Abstract
Neural networks provide new tools, new questions and new foundations for solving practical problems in prediction, modeling, decision and control, state estimation, pattern recognition, data mining, etc. Traditional statistics tries to collect a huge library of different methods for different tasks, but the brain is living proof that one system can do it all, if there is data. It proves that a system can manage many millions of variables without being confused (usually, when we really use our brain). Neural-type learning implemented on distributed elements like neurons allows use of new general chips like CNN, with many thousand times more throughput than older chip types. Adaptive dynamic programming (ADP) is a type of learning related to the Bellman equation, which is as important to the general adaptive optimal value-based management of complex systems (like energy systems) as Maxwell's Laws and the Dirac equation are to electronics. New advances, designs and applications of ADP on neural networks show some big improvements in performance and stability over older methods, and a new functional way to understand the brain and mind themselves. Still, this new hyper-rational way to understand the mind is very synergistic with practical ways to understand the mind rooted in personal experience which have evolved in wise folk traditions like Freud, Jung, Taoism, Confucianism and even some types of Buddhism.
Speaker
Paul J. Werbos holds four degrees from Harvard and the London School of Economics in: (1) economics; (2) international political systems, emphasizing European economic institutions; (3) applied mathematics, with a major in quantum physics and a minor in decision and control; (4) applied mathematics, towards an interdisciplinary Ph.D. thesis. Prior to that, during high school, he obtained an FCC First Class Commercial Radiotelephone License, and took undergraduate and graduate mathematics courses at Princeton and the University of Pennsylvania.
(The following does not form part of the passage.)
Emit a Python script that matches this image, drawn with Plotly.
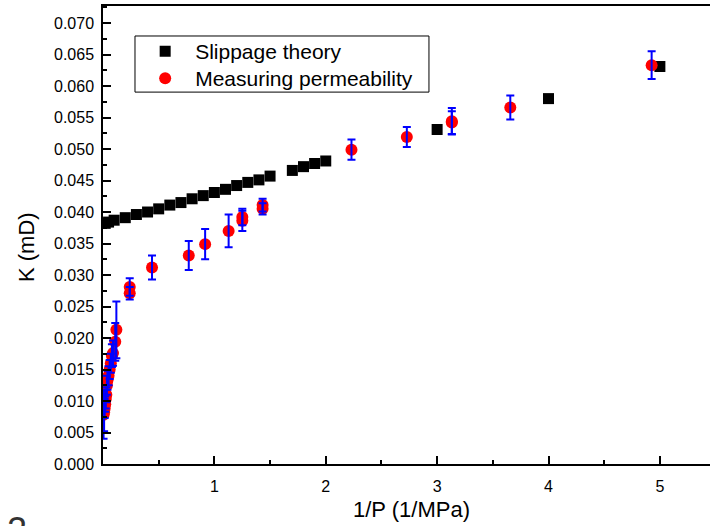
import plotly.graph_objects as go

# Slippage theory (black squares)
slip_x = [0.02, 0.05, 0.1, 0.2, 0.3, 0.4, 0.5, 0.6, 0.7, 0.8, 0.9, 1.0, 1.1, 1.2, 1.3, 1.4, 1.5,
          1.7, 1.8, 1.9, 2.0, 3.0, 4.0, 5.0]
slip_y = [0.0382, 0.0384, 0.0387, 0.0391, 0.0396, 0.0400, 0.0405, 0.0411, 0.0415, 0.0421, 0.0426,
          0.0431, 0.0436, 0.0442, 0.0447, 0.0451, 0.0457, 0.0466, 0.0472, 0.0477, 0.0481, 0.0531,
          0.0580, 0.0631]

# Measuring permeability (red circles, blue error bars)
meas_x = [0.005, 0.01, 0.015, 0.02, 0.025, 0.03, 0.035, 0.04, 0.05, 0.06, 0.07, 0.08, 0.09, 0.11, 0.12,
          0.24, 0.24, 0.44, 0.77, 0.917, 1.128, 1.251, 1.251, 1.433, 1.433, 2.231, 2.728, 3.132, 3.132,
          3.657, 4.926]
meas_y = [0.0078, 0.0082, 0.0088, 0.0095, 0.0103, 0.0110, 0.0125, 0.0133, 0.0140, 0.0150, 0.0160,
          0.0172, 0.0176, 0.0194, 0.0213,
          0.0281, 0.0271, 0.0312, 0.0331, 0.0349, 0.0370, 0.0392, 0.0386, 0.0411, 0.0405, 0.0499,
          0.0519, 0.0544, 0.0542, 0.0566, 0.0633]
meas_err = [0.0038, 0.0030, 0.0015, 0.0012, 0.0015, 0.0012, 0.0015, 0.0015, 0.0015, 0.0015, 0.0015,
            0.0018, 0.0020, 0.0030, 0.0045,
            0.0014, 0.0010, 0.0019, 0.0023, 0.0024, 0.0026, 0.0013, 0.0016, 0.0010, 0.0009, 0.0016,
            0.0016, 0.0021, 0.0018, 0.0019, 0.0022]

y_ticks = [i * 0.005 for i in range(15)]
y_ticklabels = ["%.3f" % v for v in y_ticks]
x_ticks = [1, 2, 3, 4, 5]
x_ticklabels = ["1", "2", "3", "4", "5"]

FONT = "Liberation Sans, Arial, sans-serif"

fig = go.Figure()
fig.add_trace(go.Scatter(
    x=slip_x, y=slip_y, mode="markers", name="Slippage theory", legend="legend",
    marker=dict(symbol="square", size=11, color="black"),
))
fig.add_trace(go.Scatter(
    x=meas_x, y=meas_y, mode="markers", name="Measuring permeability", legend="legend2",
    marker=dict(symbol="circle", size=12, color="#FF0000"),
))
fig.add_trace(go.Scatter(
    x=meas_x, y=meas_y, mode="markers", showlegend=False, hoverinfo="skip",
    marker=dict(size=1, color="rgba(0,0,0,0)"),
    error_y=dict(type="data", array=meas_err, visible=True, color="#0000FF", thickness=2, width=4),
))

legend_common = dict(
    xanchor="left", yanchor="top", bgcolor="rgba(0,0,0,0)", borderwidth=0,
    font=dict(size=21, family=FONT), itemwidth=50, tracegroupgap=0,
)

fig.update_layout(
    width=710, height=526,
    margin=dict(l=103, r=0, t=6, b=62),
    paper_bgcolor="white", plot_bgcolor="white",
    font=dict(family=FONT, size=16, color="black"),
    showlegend=True,
    legend=dict(x=0.053, y=0.9454, **legend_common),
    legend2=dict(x=0.053, y=0.8865, **legend_common),
    shapes=[dict(
        type="rect", xref="paper", yref="paper",
        x0=0.0527, x1=0.537, y0=0.812, y1=0.9345,
        line=dict(color="black", width=1), fillcolor="rgba(0,0,0,0)", layer="below",
    )],
    annotations=[
        dict(text="1/P (1/MPa)", xref="paper", yref="paper", x=0.509, y=-0.1,
             xanchor="center", yanchor="middle", showarrow=False,
             font=dict(size=22, family=FONT, color="black")),
        dict(text="K (mD)", xref="paper", yref="paper", x=-0.125, y=0.474, textangle=-90,
             xanchor="center", yanchor="middle", showarrow=False,
             font=dict(size=22, family=FONT, color="black")),
        dict(text="2", xref="paper", yref="paper", x=-0.1417, y=-0.096,
             xanchor="center", yanchor="top", showarrow=False,
             font=dict(size=36, color="#333333", family=FONT)),
    ],
)

fig.update_xaxes(
    range=[0, 5.45], showgrid=False, zeroline=False,
    showline=True, linecolor="black", linewidth=1.5, mirror=True,
    ticks="inside", ticklen=8, tickwidth=1.5, tickcolor="black",
    tickvals=x_ticks, ticktext=x_ticklabels, tickfont=dict(size=16),
    ticklabelstandoff=7,
    minor=dict(ticks="inside", ticklen=4, dtick=0.5, tick0=0, tickcolor="black", tickwidth=1.5),
)
fig.update_yaxes(
    range=[0, 0.0727], showgrid=False, zeroline=False,
    showline=True, linecolor="black", linewidth=1.5, mirror=False,
    ticks="inside", ticklen=8, tickwidth=1.5, tickcolor="black",
    tickvals=y_ticks, ticktext=y_ticklabels, tickfont=dict(size=16),
    ticklabelstandoff=4,
    minor=dict(ticks="inside", ticklen=4, dtick=0.0025, tick0=0, tickcolor="black", tickwidth=1.5),
)

fig.write_html("out.html")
For about four years after the PhD, he taught courses at Maryland in quantitative methods and global futures, and performed research in intelligent systems for policy application. Then for nine years he worked at the Department of Energy evaluating and developing a wide range of energy forecasting models. In 1989 he joined NSF as a program director in the ECS Division managing Neuroengineering (neural networks) and Emerging Technology Initiation. Within CNCI area, his main goal is to maximize the development and dissemination of step-by-step advances in systems design which will lead to an understanding and replication of the general kind of learning-based intelligence described in the recent NSF workshop on learning and approximate dynamic programming. In essence, this involves an equal emphasis on general-purpose intelligent control issues, and on the prediction and learning issues important to developing the subsystems needed for such an integrated intelligent system. He also has a special interest in the use of computational intelligence to help provide new options in large-scale important areas such as energy, sustainability, and the like. He has also initiated a new area of quantum neural networks or quantum learning, an approach to the algorithm gap in quantum computing.
He has served as President of the International Neural Network Society, where he is still on the Governing Board. He also serves on the AdCom of the IEEE Industrial Electronics Society, and the chairs the Awards Committee of the IEEE Neural Network Society. He is also on the Planning Committee of the Millennium Project of the United Nations University (http://millennium-project.org), and on various cross-cutting working groups such as the working group on energy production and distribution of the interagency Climate Change Technology Program.